WORK TO COMPLETE >>
Pull each line containing "seaborn" out of the data and copy it.

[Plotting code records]
• • • • • • •

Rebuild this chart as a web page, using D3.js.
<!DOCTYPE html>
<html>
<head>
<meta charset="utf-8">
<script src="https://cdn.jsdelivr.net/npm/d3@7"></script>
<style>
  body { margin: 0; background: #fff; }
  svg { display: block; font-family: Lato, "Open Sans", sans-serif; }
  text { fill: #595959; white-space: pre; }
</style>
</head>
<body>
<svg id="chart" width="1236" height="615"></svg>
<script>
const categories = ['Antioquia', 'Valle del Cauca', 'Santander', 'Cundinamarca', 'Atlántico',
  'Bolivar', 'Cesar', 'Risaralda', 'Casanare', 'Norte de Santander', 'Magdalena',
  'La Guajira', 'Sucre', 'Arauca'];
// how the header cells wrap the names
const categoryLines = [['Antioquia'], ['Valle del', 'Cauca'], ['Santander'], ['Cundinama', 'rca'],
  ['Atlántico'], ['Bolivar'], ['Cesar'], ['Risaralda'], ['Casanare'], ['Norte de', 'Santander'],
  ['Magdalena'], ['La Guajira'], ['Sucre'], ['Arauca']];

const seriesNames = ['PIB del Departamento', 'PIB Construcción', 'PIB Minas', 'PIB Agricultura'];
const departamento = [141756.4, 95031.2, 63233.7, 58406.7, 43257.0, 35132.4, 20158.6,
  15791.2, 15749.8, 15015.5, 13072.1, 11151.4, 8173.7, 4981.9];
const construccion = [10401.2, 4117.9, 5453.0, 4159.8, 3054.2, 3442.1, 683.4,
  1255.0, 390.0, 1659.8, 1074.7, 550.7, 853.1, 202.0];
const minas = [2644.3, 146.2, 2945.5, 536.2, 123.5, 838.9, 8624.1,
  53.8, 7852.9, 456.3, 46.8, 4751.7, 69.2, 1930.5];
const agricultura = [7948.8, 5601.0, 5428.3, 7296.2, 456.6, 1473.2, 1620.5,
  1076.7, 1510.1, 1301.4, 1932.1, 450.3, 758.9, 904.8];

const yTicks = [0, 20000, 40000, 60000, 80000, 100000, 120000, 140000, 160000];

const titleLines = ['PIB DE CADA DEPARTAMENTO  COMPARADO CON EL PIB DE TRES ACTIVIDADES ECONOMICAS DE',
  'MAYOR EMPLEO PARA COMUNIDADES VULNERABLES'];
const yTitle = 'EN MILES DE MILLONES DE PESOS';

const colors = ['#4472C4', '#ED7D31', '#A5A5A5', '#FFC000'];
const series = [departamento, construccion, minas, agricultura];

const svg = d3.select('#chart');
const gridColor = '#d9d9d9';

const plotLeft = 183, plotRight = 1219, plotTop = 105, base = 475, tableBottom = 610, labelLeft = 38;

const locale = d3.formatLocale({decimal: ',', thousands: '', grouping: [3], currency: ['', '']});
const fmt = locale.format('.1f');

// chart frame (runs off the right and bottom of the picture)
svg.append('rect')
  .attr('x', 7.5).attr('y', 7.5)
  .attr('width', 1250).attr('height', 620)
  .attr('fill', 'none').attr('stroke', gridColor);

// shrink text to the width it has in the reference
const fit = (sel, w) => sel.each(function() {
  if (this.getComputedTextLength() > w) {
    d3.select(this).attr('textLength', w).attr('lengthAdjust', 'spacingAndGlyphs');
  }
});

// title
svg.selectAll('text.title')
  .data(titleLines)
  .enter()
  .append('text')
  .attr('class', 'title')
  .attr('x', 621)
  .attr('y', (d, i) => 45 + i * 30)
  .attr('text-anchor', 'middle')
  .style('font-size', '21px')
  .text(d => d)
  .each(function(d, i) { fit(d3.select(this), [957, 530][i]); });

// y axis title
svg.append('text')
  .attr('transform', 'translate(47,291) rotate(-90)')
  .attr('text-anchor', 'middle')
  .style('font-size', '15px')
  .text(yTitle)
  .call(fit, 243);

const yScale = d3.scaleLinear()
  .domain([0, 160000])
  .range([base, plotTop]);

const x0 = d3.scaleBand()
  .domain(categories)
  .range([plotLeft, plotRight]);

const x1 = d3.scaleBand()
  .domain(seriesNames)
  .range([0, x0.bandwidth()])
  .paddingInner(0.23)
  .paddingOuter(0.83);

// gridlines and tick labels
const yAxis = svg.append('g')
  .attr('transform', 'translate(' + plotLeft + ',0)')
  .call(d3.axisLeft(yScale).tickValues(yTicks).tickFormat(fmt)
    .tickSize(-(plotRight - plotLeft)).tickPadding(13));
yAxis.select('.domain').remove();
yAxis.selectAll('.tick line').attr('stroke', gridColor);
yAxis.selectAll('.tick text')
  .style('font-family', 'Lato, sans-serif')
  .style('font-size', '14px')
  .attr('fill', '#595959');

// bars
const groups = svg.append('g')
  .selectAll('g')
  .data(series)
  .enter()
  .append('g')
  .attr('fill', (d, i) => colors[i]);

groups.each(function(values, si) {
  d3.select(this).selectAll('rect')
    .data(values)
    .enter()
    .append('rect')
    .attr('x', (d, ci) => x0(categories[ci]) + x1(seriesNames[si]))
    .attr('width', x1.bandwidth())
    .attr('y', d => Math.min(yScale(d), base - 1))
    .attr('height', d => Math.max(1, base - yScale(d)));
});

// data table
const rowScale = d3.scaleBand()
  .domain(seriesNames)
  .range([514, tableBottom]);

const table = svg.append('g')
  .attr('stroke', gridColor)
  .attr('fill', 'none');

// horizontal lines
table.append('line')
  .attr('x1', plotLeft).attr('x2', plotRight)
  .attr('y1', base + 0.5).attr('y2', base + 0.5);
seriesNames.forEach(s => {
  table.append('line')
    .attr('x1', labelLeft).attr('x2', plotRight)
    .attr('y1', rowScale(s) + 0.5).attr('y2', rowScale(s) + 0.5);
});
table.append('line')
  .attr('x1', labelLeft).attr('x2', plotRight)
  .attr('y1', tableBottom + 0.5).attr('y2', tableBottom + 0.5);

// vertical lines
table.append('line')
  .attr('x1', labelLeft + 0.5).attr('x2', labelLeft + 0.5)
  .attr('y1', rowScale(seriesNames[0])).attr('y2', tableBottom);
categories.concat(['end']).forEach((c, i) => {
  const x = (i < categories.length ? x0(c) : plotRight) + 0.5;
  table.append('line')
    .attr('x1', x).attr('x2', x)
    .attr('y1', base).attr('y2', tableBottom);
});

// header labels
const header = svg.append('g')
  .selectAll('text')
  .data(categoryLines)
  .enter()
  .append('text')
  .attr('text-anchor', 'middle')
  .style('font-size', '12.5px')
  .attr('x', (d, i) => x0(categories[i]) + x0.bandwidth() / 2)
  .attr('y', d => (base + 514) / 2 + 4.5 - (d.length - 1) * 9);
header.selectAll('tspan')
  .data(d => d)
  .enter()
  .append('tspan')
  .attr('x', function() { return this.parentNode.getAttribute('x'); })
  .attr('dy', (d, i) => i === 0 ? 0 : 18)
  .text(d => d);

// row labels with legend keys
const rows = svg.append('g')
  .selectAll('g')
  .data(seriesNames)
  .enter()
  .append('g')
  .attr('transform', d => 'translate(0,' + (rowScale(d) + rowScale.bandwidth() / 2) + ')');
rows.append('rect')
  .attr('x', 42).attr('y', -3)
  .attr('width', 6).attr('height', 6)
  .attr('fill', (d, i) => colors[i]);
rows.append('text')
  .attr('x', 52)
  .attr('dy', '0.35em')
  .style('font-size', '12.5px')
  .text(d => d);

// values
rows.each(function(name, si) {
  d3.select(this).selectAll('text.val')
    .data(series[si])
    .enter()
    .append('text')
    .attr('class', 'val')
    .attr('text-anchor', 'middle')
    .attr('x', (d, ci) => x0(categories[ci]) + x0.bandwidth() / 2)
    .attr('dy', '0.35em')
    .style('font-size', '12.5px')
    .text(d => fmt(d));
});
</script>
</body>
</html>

• • • • • • •

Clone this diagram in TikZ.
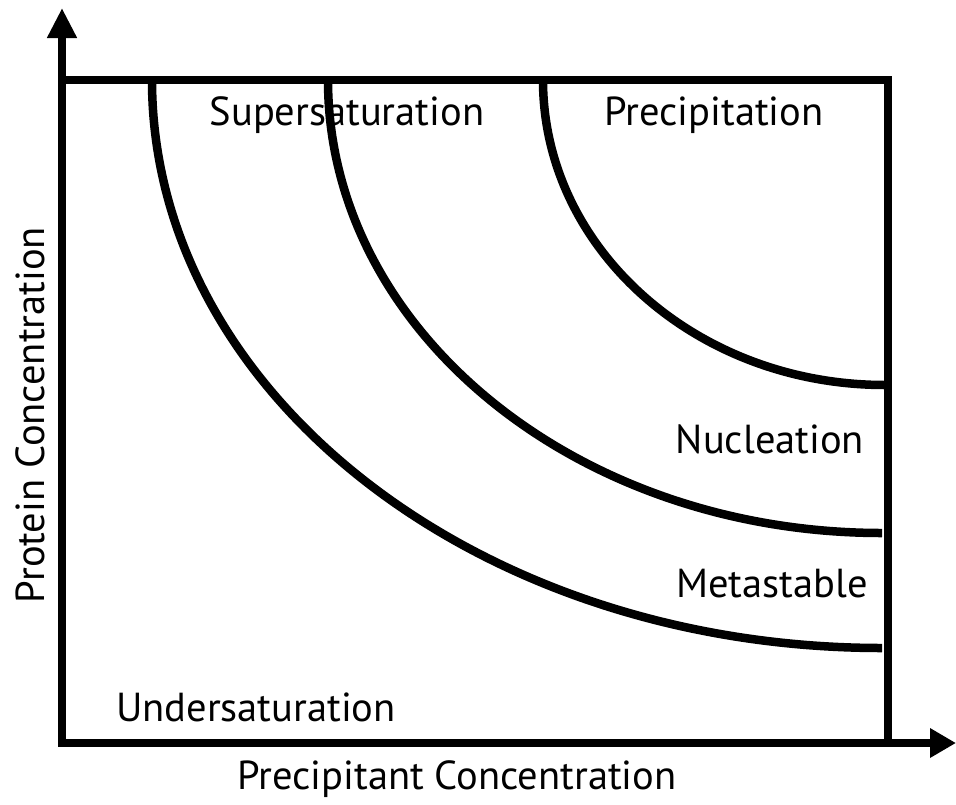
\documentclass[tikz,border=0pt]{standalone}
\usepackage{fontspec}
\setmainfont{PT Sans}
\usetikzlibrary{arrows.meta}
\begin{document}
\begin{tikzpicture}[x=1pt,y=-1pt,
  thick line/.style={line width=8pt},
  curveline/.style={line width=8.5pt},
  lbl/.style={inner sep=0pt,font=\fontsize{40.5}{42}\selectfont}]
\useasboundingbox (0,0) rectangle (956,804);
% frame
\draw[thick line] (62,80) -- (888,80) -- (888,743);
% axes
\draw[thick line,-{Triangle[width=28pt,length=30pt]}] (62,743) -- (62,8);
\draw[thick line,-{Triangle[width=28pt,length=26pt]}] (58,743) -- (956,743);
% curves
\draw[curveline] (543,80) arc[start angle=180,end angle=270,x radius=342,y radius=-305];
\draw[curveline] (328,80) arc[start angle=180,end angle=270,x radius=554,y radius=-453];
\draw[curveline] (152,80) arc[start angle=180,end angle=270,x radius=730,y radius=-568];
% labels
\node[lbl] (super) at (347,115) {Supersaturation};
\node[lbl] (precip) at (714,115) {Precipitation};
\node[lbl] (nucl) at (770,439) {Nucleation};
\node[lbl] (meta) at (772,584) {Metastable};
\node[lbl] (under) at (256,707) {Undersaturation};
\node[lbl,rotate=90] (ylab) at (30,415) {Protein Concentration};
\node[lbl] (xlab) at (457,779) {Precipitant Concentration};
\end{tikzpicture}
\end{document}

• • • • • • •

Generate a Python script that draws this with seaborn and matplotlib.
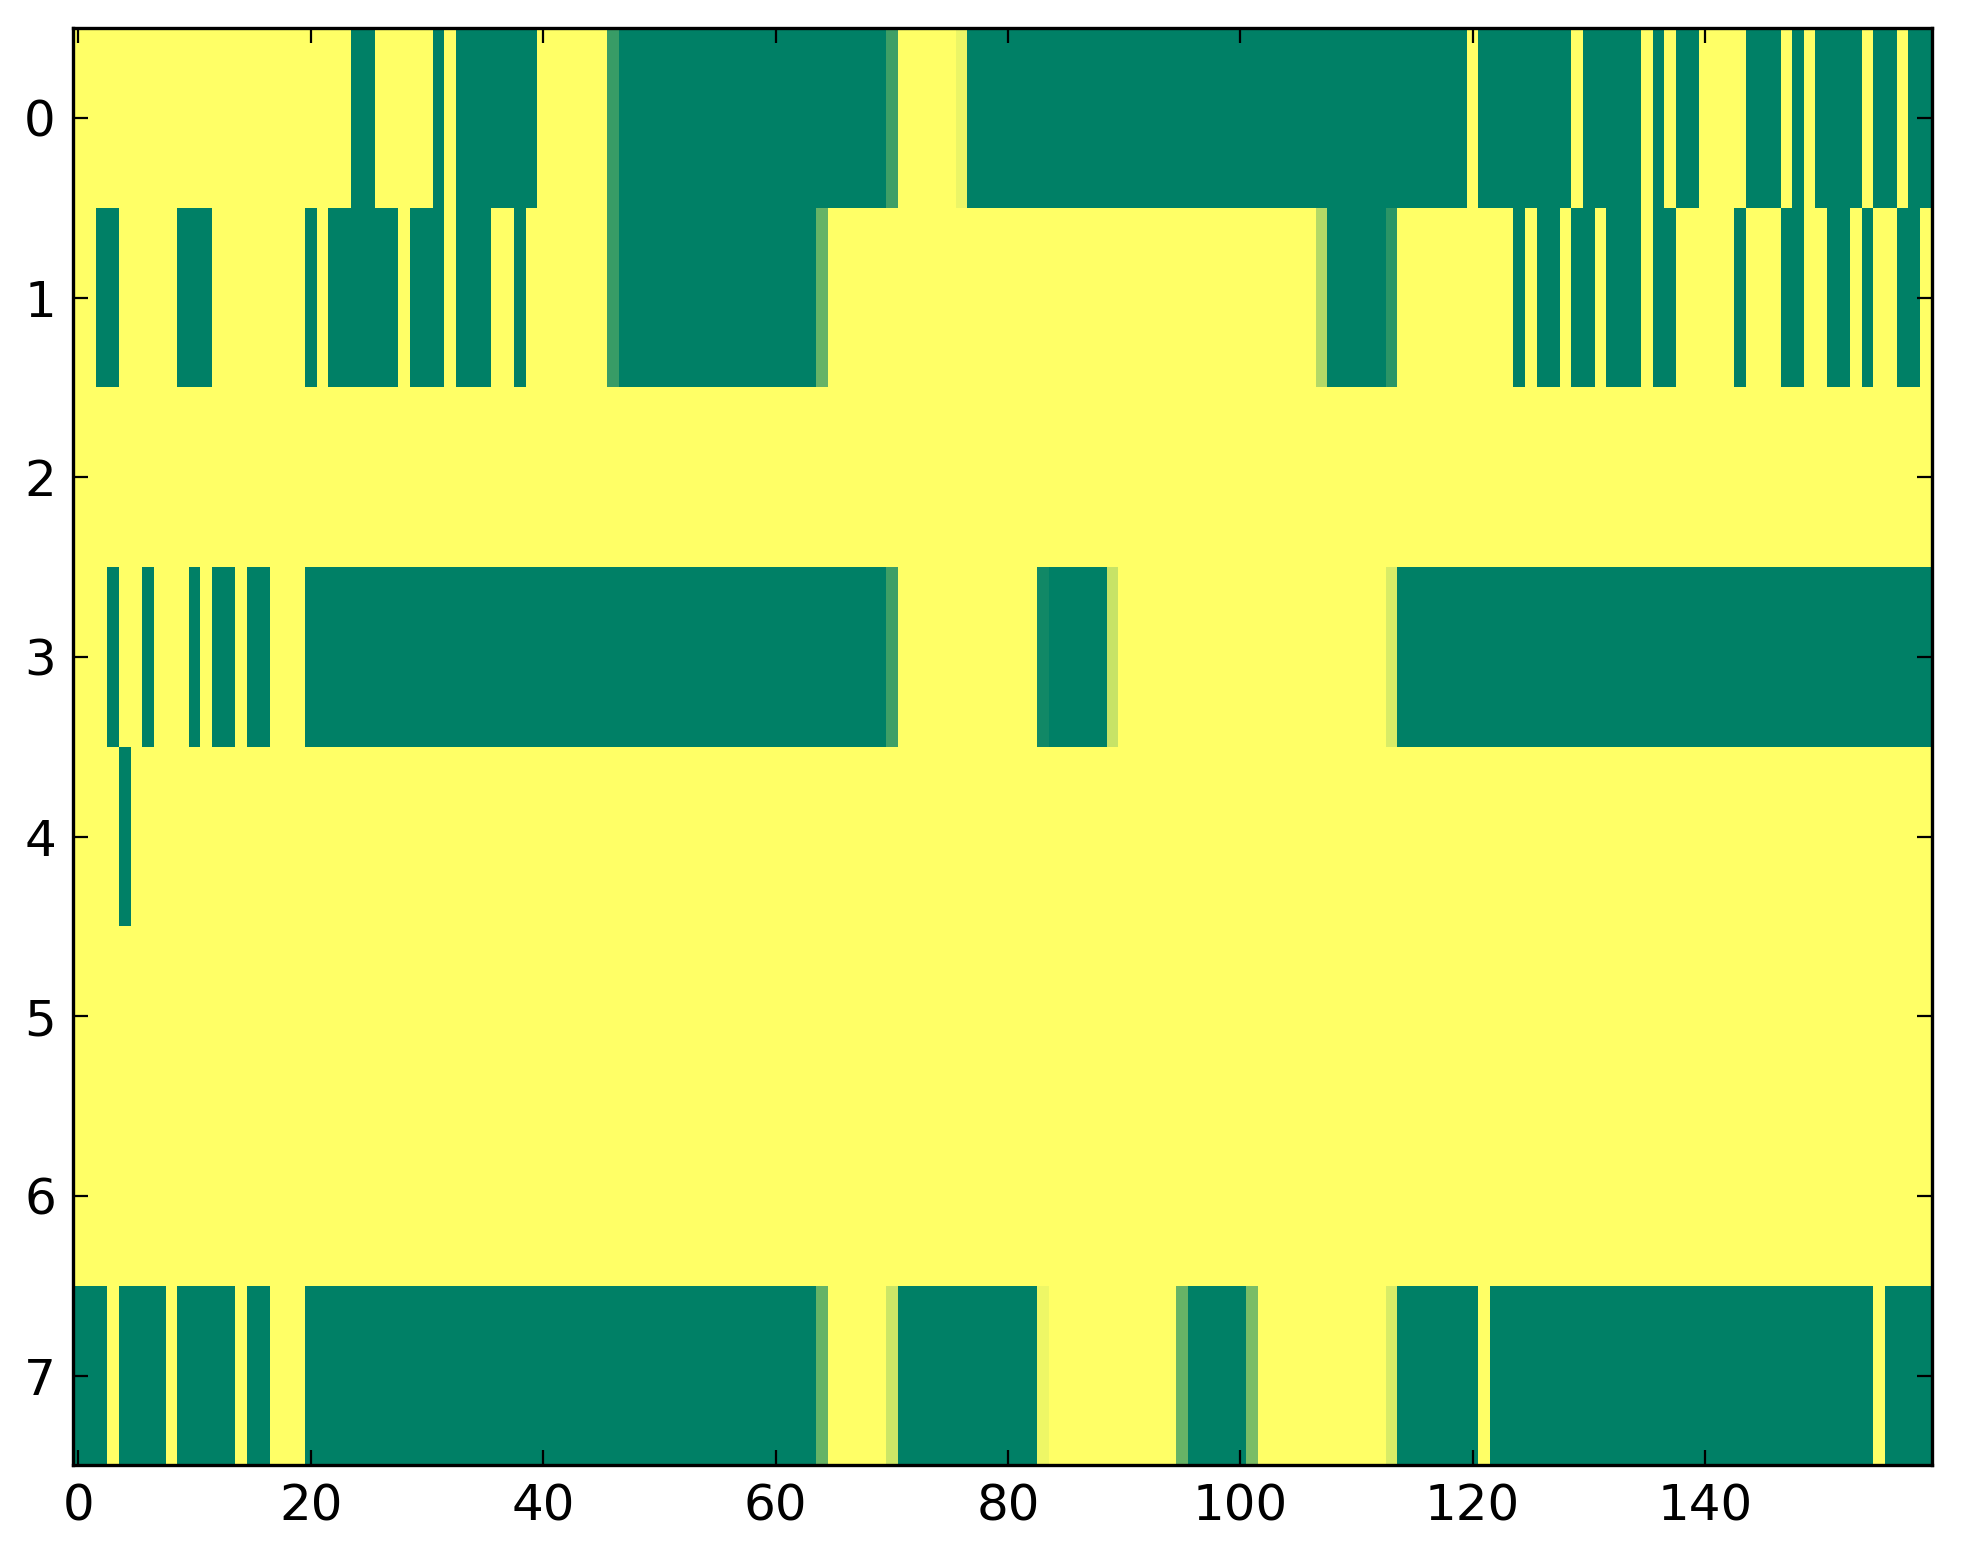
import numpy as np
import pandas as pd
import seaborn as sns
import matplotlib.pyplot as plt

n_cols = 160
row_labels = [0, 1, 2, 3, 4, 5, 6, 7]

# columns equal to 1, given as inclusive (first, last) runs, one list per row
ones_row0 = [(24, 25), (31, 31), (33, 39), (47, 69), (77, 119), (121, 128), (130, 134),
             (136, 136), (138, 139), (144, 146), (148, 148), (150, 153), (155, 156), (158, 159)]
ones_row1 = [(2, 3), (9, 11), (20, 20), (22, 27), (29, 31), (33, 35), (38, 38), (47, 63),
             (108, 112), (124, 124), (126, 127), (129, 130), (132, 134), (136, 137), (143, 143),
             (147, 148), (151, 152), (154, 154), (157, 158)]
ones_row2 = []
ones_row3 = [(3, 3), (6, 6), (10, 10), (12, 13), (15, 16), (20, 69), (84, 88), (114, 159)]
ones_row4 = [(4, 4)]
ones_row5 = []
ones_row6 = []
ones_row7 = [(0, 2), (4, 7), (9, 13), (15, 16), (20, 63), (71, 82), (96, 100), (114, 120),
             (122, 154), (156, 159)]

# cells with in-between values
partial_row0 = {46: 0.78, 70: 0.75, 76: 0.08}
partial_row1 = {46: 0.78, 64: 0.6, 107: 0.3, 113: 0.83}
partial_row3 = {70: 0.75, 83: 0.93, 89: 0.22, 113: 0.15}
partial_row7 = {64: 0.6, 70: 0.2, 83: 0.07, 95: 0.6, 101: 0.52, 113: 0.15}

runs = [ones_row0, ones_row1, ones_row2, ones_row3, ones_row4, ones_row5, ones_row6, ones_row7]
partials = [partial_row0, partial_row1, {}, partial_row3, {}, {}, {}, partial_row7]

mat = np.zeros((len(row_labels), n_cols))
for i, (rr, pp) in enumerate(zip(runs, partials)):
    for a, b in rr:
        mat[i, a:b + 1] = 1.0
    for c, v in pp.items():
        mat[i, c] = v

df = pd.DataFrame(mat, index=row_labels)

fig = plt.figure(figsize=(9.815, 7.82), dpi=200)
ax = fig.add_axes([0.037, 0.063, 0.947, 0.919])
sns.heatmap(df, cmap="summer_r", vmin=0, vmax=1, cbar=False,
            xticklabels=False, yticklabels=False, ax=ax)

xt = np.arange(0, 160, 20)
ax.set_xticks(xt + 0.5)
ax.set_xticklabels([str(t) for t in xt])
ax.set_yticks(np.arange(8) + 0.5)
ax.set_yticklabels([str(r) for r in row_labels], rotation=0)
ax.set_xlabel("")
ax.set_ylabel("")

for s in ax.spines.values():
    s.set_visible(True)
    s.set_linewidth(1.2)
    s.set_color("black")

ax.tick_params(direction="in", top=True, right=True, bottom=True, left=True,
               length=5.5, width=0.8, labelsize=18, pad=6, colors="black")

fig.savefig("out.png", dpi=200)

• • • • • • •

SOLUTION TO THIS PROBLEM >>
Generate a Python script that draws this with seaborn and matplotlib.
import seaborn as sns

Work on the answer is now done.